As a child, I dreamed of becoming a professional soccer player.
Captain of my team at the Stade de Reims, representative of my high school junior class, preoccupied by the problems of my parent’s small champagne-production business…
A brain tumor lays to waste all my plans shortly before I turn 15.
I leave my humble village and boarding school for Paris and a specialized institute. After two years I ask to return to my high school in Reims to graduate.
I am not yet fully aware of what is happening, but I’m already becoming the captain of my own destiny and no longer a mere victim of circumstance.
At the same time, my brother’s drug addiction invites me to look beyond appearances and try to understand what is inconceivable to some people.
Allegedly, my brother had “every reason to be happy,” so how could he descend into drug addiction? I try, not without difficulty, to see him as the whole person he is with precious skills, and not reduce him to “an addict”—most of people perceiving him as marginal and delinquent.
People, sometimes even those closest to me, tell me, “You didn’t choose what happened to you, while your brother did.” I wonder, though, deep down, is it really possible to pigeonhole our difficulties? Why try to classify our hardships and catalogue people—lock them up in boxes?
Traveling down the classic road of grief and resilience (denial, aggressiveness, valley of tears, acceptance), I gradually discover my entrepreneurial core.
My experience and life challenges make me aware at an early age that a single decision can change your life forever.
Then, emboldened by a marketing teacher in the United States who considers mistakes integral to learning, and an entrepreneurship course at ESSEC in Paris, I started my first business at 23, (Visual Friendly: 15 employees), followed five years later by my second (Easylife Consulting).
In 2010, I and Guillaume Buffet launched JCPMY; an audio-visual production company offering a humorous take on diversity in a web series (75 episodes) broadcast by a number of companies, on the French TV channel W9 and viewed over 2 million times on the Web.
Teamwork and optimizing individuals’ talents to make the team the best it can be.
What I’m obsessed with?
Never let a situation fester. In my opinion, our difficulties arise above all from our lack of judgement and not making decisions.

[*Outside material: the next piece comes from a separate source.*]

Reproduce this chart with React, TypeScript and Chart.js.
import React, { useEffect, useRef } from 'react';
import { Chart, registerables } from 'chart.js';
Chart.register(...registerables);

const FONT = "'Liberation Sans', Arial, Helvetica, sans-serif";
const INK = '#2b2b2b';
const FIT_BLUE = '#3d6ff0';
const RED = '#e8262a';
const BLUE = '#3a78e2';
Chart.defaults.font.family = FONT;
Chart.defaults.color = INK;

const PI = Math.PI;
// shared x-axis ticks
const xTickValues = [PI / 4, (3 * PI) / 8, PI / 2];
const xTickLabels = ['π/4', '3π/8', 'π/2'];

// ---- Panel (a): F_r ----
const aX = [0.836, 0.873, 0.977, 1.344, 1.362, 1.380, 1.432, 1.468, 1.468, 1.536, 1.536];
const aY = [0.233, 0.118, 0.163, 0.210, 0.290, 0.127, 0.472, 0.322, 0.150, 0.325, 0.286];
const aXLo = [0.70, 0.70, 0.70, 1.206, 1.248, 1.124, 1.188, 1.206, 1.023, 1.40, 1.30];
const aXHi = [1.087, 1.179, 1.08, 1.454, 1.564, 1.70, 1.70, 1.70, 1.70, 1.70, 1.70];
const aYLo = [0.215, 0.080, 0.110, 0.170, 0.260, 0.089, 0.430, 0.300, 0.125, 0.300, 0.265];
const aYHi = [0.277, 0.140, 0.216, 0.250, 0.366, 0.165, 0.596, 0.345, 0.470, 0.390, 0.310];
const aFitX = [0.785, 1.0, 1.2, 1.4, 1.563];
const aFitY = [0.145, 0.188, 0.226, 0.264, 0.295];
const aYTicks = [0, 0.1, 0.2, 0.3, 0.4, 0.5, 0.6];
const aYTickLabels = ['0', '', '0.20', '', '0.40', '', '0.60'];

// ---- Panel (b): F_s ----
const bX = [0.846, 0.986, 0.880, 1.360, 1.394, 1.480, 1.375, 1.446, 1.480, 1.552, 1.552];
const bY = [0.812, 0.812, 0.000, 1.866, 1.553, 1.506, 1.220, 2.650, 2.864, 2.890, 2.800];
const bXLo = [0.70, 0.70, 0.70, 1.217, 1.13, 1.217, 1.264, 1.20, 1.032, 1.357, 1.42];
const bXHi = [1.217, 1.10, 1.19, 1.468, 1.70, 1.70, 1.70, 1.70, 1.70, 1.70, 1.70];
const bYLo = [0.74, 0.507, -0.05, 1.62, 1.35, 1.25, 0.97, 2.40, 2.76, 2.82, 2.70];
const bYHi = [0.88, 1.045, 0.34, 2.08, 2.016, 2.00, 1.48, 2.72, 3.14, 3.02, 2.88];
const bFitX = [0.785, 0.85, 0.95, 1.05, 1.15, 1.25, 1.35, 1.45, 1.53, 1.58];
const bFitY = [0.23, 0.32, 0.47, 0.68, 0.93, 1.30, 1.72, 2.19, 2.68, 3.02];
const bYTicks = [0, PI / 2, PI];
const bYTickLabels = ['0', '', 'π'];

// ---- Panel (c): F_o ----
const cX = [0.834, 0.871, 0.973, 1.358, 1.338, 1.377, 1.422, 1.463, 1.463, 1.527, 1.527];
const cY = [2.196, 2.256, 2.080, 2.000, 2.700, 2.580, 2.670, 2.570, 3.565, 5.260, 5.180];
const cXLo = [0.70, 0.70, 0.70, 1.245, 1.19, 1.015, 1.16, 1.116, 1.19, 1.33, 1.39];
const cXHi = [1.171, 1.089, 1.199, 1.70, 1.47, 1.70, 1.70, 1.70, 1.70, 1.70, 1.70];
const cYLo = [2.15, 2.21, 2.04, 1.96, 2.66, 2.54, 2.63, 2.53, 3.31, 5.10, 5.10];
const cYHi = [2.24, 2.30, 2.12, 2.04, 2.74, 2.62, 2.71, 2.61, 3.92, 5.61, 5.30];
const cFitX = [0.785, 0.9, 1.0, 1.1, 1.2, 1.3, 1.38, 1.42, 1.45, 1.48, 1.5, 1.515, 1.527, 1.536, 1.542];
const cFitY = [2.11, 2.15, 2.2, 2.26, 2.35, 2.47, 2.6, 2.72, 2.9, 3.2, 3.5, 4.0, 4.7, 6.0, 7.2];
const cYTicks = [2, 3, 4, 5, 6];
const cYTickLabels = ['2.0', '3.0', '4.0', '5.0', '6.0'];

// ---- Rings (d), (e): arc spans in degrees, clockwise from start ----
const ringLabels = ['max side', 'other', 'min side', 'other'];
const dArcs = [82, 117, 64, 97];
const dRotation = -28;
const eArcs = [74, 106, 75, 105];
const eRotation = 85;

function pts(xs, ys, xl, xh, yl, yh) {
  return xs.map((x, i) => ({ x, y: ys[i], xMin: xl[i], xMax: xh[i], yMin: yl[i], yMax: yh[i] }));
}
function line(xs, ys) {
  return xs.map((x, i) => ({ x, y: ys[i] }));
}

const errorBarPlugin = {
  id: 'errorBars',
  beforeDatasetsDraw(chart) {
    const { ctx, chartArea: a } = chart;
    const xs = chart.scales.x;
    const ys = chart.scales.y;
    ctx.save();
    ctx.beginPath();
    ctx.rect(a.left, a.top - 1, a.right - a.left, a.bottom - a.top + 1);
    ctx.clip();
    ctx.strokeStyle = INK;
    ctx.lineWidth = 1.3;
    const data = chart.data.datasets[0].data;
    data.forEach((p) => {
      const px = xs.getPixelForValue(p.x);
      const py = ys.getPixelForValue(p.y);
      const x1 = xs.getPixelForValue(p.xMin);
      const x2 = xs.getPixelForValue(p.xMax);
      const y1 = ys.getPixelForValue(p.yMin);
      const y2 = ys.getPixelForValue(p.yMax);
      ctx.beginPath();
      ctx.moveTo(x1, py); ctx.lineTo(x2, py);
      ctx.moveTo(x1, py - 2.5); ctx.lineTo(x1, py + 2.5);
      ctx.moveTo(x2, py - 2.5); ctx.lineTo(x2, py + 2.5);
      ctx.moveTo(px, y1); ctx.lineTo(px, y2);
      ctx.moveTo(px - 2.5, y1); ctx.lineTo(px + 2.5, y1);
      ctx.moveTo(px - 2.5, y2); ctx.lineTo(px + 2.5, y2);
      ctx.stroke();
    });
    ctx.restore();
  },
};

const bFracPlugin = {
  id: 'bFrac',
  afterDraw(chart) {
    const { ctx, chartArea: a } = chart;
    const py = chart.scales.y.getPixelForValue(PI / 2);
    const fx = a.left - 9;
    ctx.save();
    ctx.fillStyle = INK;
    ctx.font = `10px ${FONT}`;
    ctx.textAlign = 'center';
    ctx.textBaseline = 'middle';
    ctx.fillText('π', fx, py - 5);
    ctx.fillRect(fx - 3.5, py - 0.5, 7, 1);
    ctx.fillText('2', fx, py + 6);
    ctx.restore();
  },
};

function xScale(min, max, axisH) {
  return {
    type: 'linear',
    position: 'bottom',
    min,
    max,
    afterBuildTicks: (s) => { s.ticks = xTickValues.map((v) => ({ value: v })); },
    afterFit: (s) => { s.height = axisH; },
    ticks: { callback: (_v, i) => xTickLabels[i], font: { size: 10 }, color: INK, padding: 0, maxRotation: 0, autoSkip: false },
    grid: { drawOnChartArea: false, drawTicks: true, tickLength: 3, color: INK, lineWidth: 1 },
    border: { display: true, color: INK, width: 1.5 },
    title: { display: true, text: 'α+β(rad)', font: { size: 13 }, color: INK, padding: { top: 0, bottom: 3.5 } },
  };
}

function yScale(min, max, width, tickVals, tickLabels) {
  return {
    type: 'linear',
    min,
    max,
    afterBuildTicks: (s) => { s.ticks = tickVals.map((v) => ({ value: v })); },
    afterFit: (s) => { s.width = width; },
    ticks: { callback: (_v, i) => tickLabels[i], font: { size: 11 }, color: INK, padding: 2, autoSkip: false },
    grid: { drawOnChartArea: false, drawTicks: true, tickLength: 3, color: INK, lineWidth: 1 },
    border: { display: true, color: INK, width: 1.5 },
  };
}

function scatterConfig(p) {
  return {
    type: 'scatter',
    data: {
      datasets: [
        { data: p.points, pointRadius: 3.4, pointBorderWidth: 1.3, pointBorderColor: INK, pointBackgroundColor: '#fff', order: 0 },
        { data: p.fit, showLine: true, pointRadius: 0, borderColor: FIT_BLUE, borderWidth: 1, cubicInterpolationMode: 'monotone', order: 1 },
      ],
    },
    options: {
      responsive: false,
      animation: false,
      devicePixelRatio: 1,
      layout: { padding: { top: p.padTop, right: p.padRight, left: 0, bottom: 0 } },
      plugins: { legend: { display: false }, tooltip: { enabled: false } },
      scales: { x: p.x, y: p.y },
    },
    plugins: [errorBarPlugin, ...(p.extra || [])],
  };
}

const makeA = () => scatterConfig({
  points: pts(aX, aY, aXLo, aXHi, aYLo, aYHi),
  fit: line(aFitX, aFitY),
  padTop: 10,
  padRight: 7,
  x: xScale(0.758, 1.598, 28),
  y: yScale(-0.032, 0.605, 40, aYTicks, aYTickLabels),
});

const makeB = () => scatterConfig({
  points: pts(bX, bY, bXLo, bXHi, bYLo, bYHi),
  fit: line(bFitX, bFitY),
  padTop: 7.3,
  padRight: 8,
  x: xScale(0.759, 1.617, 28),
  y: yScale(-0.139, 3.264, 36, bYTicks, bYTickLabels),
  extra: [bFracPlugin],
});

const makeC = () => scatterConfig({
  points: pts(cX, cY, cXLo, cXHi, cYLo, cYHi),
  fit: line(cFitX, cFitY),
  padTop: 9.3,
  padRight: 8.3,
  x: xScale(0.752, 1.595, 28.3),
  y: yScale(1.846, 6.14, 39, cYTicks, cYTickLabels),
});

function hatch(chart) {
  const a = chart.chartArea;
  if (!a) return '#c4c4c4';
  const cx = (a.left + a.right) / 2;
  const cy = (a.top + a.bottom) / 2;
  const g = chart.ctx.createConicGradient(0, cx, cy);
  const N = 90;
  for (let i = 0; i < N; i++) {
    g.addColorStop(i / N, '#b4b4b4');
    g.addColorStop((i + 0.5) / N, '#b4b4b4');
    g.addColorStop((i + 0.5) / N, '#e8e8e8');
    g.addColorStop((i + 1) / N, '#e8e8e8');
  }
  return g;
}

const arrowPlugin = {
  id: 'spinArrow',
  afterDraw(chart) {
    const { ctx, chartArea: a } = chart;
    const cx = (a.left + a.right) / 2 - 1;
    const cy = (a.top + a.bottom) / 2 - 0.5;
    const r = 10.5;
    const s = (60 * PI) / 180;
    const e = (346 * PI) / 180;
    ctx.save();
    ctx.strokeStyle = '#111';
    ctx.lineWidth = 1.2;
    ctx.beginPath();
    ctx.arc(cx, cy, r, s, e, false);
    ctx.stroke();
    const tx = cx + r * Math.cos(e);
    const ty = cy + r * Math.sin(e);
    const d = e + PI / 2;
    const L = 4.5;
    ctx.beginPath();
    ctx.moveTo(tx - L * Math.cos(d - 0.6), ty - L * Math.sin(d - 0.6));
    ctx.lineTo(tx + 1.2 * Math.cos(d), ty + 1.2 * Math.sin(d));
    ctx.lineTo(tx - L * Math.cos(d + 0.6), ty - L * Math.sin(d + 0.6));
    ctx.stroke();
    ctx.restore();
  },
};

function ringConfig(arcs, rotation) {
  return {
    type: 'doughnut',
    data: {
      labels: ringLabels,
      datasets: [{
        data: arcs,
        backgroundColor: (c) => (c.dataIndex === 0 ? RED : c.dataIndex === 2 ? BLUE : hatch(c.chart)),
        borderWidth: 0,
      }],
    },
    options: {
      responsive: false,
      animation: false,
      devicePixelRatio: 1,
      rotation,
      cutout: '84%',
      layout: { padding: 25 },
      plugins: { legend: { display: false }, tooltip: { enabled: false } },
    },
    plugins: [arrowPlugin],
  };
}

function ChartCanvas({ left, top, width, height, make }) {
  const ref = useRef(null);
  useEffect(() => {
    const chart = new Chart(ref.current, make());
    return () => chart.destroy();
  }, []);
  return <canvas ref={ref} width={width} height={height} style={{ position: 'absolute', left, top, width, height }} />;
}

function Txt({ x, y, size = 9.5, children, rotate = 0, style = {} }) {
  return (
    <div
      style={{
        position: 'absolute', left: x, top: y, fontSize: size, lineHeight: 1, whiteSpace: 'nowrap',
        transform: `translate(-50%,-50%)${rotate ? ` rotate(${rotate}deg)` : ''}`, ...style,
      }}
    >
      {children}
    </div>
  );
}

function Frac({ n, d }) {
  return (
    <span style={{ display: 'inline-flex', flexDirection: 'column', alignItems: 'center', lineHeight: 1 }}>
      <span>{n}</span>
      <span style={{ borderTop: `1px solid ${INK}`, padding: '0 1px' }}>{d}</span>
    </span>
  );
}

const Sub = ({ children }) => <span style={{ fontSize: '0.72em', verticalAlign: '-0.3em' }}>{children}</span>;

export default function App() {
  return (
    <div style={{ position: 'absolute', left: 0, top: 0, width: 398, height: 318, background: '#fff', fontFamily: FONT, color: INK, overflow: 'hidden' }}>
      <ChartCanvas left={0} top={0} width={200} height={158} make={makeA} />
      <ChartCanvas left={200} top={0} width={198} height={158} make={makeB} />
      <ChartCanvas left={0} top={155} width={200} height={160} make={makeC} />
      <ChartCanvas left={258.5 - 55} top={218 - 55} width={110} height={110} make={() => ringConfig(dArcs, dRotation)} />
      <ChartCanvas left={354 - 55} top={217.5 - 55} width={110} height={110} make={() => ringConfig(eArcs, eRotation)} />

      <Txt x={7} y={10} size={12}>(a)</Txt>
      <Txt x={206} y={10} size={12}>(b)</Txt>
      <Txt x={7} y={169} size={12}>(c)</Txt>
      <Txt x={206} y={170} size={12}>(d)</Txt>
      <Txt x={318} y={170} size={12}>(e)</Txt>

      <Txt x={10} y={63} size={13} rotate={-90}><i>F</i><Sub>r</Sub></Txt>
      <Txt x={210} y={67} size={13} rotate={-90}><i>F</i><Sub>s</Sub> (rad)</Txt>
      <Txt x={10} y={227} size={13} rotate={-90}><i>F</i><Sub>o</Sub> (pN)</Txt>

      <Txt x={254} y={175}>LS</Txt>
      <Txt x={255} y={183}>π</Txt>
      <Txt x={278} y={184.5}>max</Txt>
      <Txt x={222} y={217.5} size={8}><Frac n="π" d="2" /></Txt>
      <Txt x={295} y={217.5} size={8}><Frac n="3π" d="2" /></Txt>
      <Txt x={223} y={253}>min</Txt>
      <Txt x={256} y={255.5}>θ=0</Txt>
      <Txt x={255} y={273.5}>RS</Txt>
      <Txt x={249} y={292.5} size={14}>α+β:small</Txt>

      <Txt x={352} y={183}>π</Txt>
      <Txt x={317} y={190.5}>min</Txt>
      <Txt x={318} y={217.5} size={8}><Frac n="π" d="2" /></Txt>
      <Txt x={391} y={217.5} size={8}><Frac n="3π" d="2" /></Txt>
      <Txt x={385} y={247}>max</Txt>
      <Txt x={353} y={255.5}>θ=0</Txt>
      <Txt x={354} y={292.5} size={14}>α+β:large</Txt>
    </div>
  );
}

I welcome it and use it rather than shun it… exactly like when six months after the creation of my first company, my neurologist tells me my tumour has grown back and it will have to be treated within six months…

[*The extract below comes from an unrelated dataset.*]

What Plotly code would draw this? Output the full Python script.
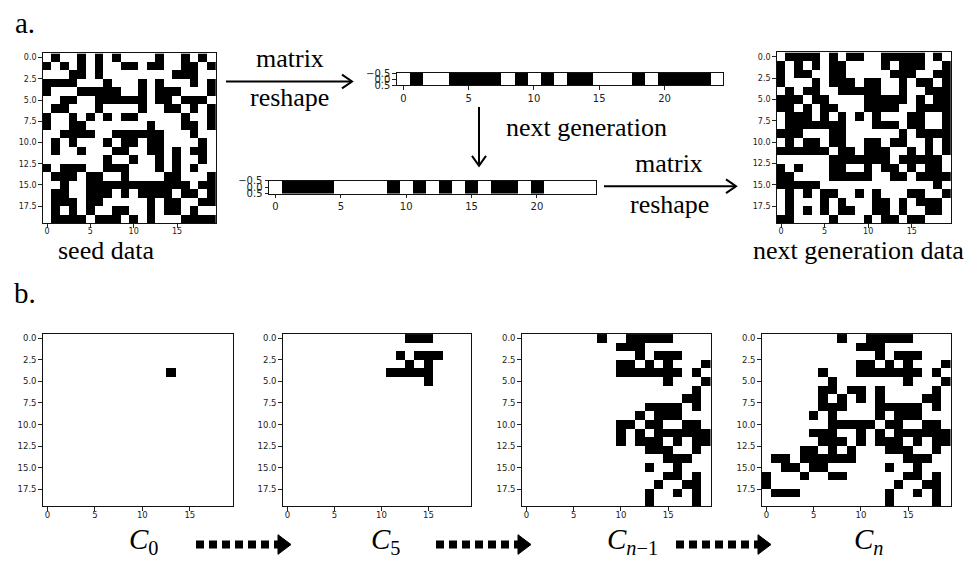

Smack in the middle of a €2 million fundraising campaign, what do we do and say? To whom? How do we not crush the initiative and continue to manage the company?
What makes me original?
An unconventional outlook opens up leads and detects opportunities where no one else may see them. A certain propensity to “find something positive in the negative”as my mother used to advise before dying on Christmas Eve in 2005.

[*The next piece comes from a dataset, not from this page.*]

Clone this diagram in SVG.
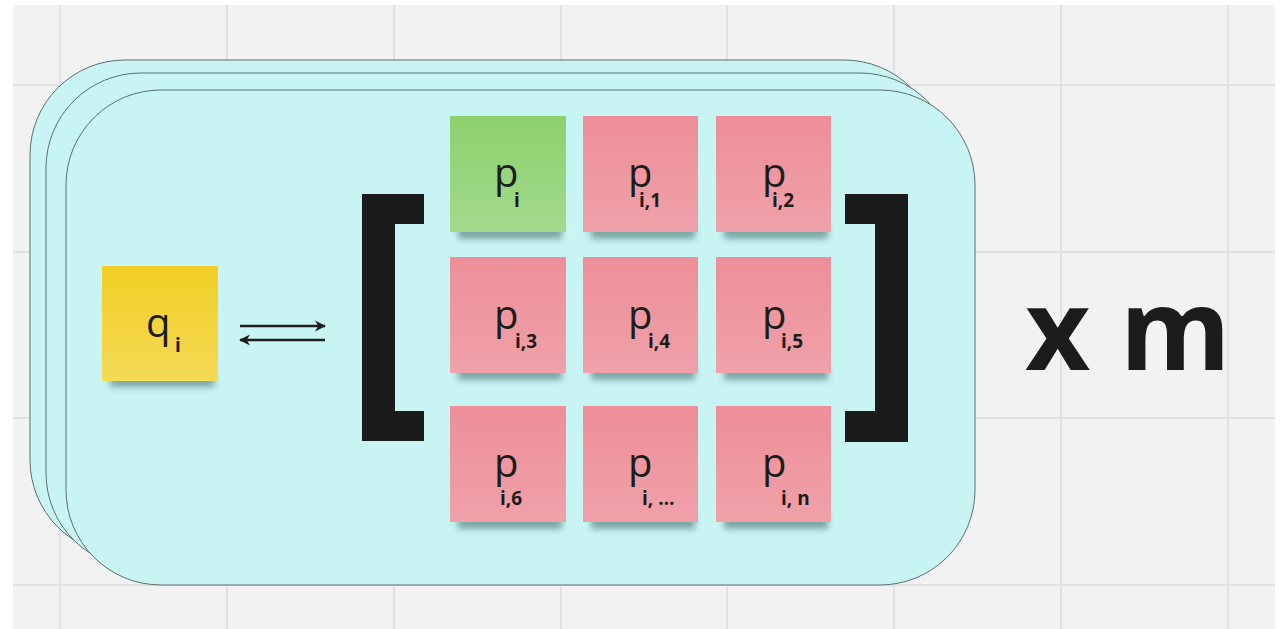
<svg xmlns="http://www.w3.org/2000/svg" width="1281" height="629" viewBox="0 0 1281 629">
<style>
.frame{fill:#c8f4f3;stroke:#5d6f6f;stroke-width:1}
.grid{stroke:#e1e1e1;stroke-width:2}
.big{font-family:"Open Sans","Liberation Sans",sans-serif;font-size:40px;fill:#1c1c1c}
.sub{font-family:"Open Sans","Liberation Sans",sans-serif;font-size:19px;font-weight:700;fill:#1c1c1c}
.brk{fill:#1b1b1b}
.arr{stroke:#1f1f1f;stroke-width:2.5;fill:none}
.xm{font-family:"Open Sans","Liberation Sans",sans-serif;font-size:113px;font-weight:700;fill:#1c1c1c}
.shd{fill:#2e5b5b;opacity:0.5}
</style>
<defs>
<linearGradient id="gy" x1="0" y1="0" x2="0" y2="1"><stop offset="0" stop-color="#f1cf25"/><stop offset="1" stop-color="#f5da56"/></linearGradient>
<linearGradient id="gg" x1="0" y1="0" x2="0" y2="1"><stop offset="0" stop-color="#8ed06d"/><stop offset="1" stop-color="#a2da8c"/></linearGradient>
<linearGradient id="gp" x1="0" y1="0" x2="0" y2="1"><stop offset="0" stop-color="#ed8e98"/><stop offset="1" stop-color="#f0a1a9"/></linearGradient>
<filter id="sh" x="-20%" y="-50%" width="140%" height="200%"><feGaussianBlur stdDeviation="3"/></filter>
<marker id="ah" viewBox="0 0 10 10" refX="9" refY="5" markerWidth="4.5" markerHeight="4.5" orient="auto"><path d="M0,0 L10,5 L0,10 L3,5 Z" fill="#1f1f1f"/></marker>
</defs>
<rect x="0" y="0" width="1281" height="629" fill="#ffffff"/>
<rect x="13" y="5" width="1262" height="624" fill="#f2f2f2"/>
<g id="grid">
<line class="grid" x1="60" y1="5" x2="60" y2="629"/>
<line class="grid" x1="227" y1="5" x2="227" y2="629"/>
<line class="grid" x1="394" y1="5" x2="394" y2="629"/>
<line class="grid" x1="561" y1="5" x2="561" y2="629"/>
<line class="grid" x1="727" y1="5" x2="727" y2="629"/>
<line class="grid" x1="894" y1="5" x2="894" y2="629"/>
<line class="grid" x1="1061" y1="5" x2="1061" y2="629"/>
<line class="grid" x1="1228" y1="5" x2="1228" y2="629"/>
<line class="grid" x1="13" y1="85" x2="1275" y2="85"/>
<line class="grid" x1="13" y1="252" x2="1275" y2="252"/>
<line class="grid" x1="13" y1="418" x2="1275" y2="418"/>
<line class="grid" x1="13" y1="585" x2="1275" y2="585"/>
</g>
<g id="frames">
<rect class="frame" x="30" y="60" width="909" height="495" rx="95" ry="95"/>
<rect class="frame" x="46" y="73" width="909" height="495" rx="95" ry="95"/>
<rect class="frame" x="66" y="90" width="909" height="495" rx="95" ry="95"/>
</g>
<g id="node-q">
<rect class="shd" x="110" y="373" width="104" height="14" filter="url(#sh)"/>
<rect x="102" y="266" width="116" height="115" fill="url(#gy)"/>
<text class="big" x="146" y="337">q<tspan class="sub" x="175" y="352">i</tspan></text>
</g>
<g id="connectors">
<line class="arr" x1="240" y1="326" x2="325" y2="326" marker-end="url(#ah)"/>
<line class="arr" x1="325" y1="340" x2="240" y2="340" marker-end="url(#ah)"/>
</g>
<g id="bracket-left"><path class="brk" d="M362,194 H424 V224 H395 V411 H424 V441 H362 Z"/></g>
<g id="bracket-right"><path class="brk" d="M908,194 H845 V224 H875 V411 H845 V442 H908 Z"/></g>
<g id="node-pi">
<rect class="shd" x="458" y="225" width="104" height="14" filter="url(#sh)"/>
<rect x="450" y="116" width="116" height="116" fill="url(#gg)"/>
<text class="big" x="494" y="187">p<tspan class="sub" x="514" y="207">i</tspan></text>
</g>
<g id="node-pi1">
<rect class="shd" x="591" y="225" width="104" height="14" filter="url(#sh)"/>
<rect x="583" y="116" width="115" height="116" fill="url(#gp)"/>
<text class="big" x="628" y="187">p<tspan class="sub" x="639" y="207">i,1</tspan></text>
</g>
<g id="node-pi2">
<rect class="shd" x="724" y="225" width="104" height="14" filter="url(#sh)"/>
<rect x="716" y="116" width="115" height="116" fill="url(#gp)"/>
<text class="big" x="762" y="187">p<tspan class="sub" x="772" y="207">i,2</tspan></text>
</g>
<g id="node-pi3">
<rect class="shd" x="458" y="366" width="104" height="14" filter="url(#sh)"/>
<rect x="450" y="257" width="116" height="116" fill="url(#gp)"/>
<text class="big" x="494" y="329">p<tspan class="sub" x="515" y="348">i,3</tspan></text>
</g>
<g id="node-pi4">
<rect class="shd" x="591" y="366" width="104" height="14" filter="url(#sh)"/>
<rect x="583" y="257" width="115" height="116" fill="url(#gp)"/>
<text class="big" x="628" y="329">p<tspan class="sub" x="648" y="348">i,4</tspan></text>
</g>
<g id="node-pi5">
<rect class="shd" x="724" y="366" width="104" height="14" filter="url(#sh)"/>
<rect x="716" y="257" width="115" height="116" fill="url(#gp)"/>
<text class="big" x="762" y="329">p<tspan class="sub" x="781" y="348">i,5</tspan></text>
</g>
<g id="node-pi6">
<rect class="shd" x="458" y="515" width="104" height="14" filter="url(#sh)"/>
<rect x="450" y="406" width="116" height="116" fill="url(#gp)"/>
<text class="big" x="494" y="477">p<tspan class="sub" x="500" y="505">i,6</tspan></text>
</g>
<g id="node-pidots">
<rect class="shd" x="591" y="515" width="104" height="14" filter="url(#sh)"/>
<rect x="583" y="406" width="115" height="116" fill="url(#gp)"/>
<text class="big" x="628" y="477">p<tspan class="sub" x="642" y="505">i, …</tspan></text>
</g>
<g id="node-pin">
<rect class="shd" x="724" y="515" width="104" height="14" filter="url(#sh)"/>
<rect x="716" y="406" width="115" height="116" fill="url(#gp)"/>
<text class="big" x="762" y="477">p<tspan class="sub" x="781" y="505">i, n</tspan></text>
</g>
<g id="label-xm"><text class="xm" x="1025" y="370">x m</text></g>
</svg>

As an entrepreneur and a graduate of Science-Po and the ESSEC business school, I am a man of commitment and action. I and Xavier Monmarché created a course at Science-Po called “Être entrepreneur aujourd’hui” (Today’s Entrepreneur). In 2014, I became treasurer of the think tank Renaissance Numérique (Digital Renaissance), rallying key academics and leaders of the French Internet to reflect on the transformation of society in the digital era.
Co-author with Patrick Blanchet of the book Entreprendre avec sa différence (The Uncommon Entrepreneur), I now give conferences professionally.
In my conferences, I share my life’s most meaningful teachings and highlight thoughtfully how others can apply them in their own daily life and work.
I invite my audiences to become more conscious by cultivating
the values —respect, commitment, listening, intuition— that lead to effective action, and to realize that each of us possesses a precious asset: the power
to make decisions.
I offer a fresh, unique and spontaneous perspective on collective and personal behaviors in business and how to transform them to improve efficiency.
My career path exemplifies that “alone we may go faster, but together we go higher!”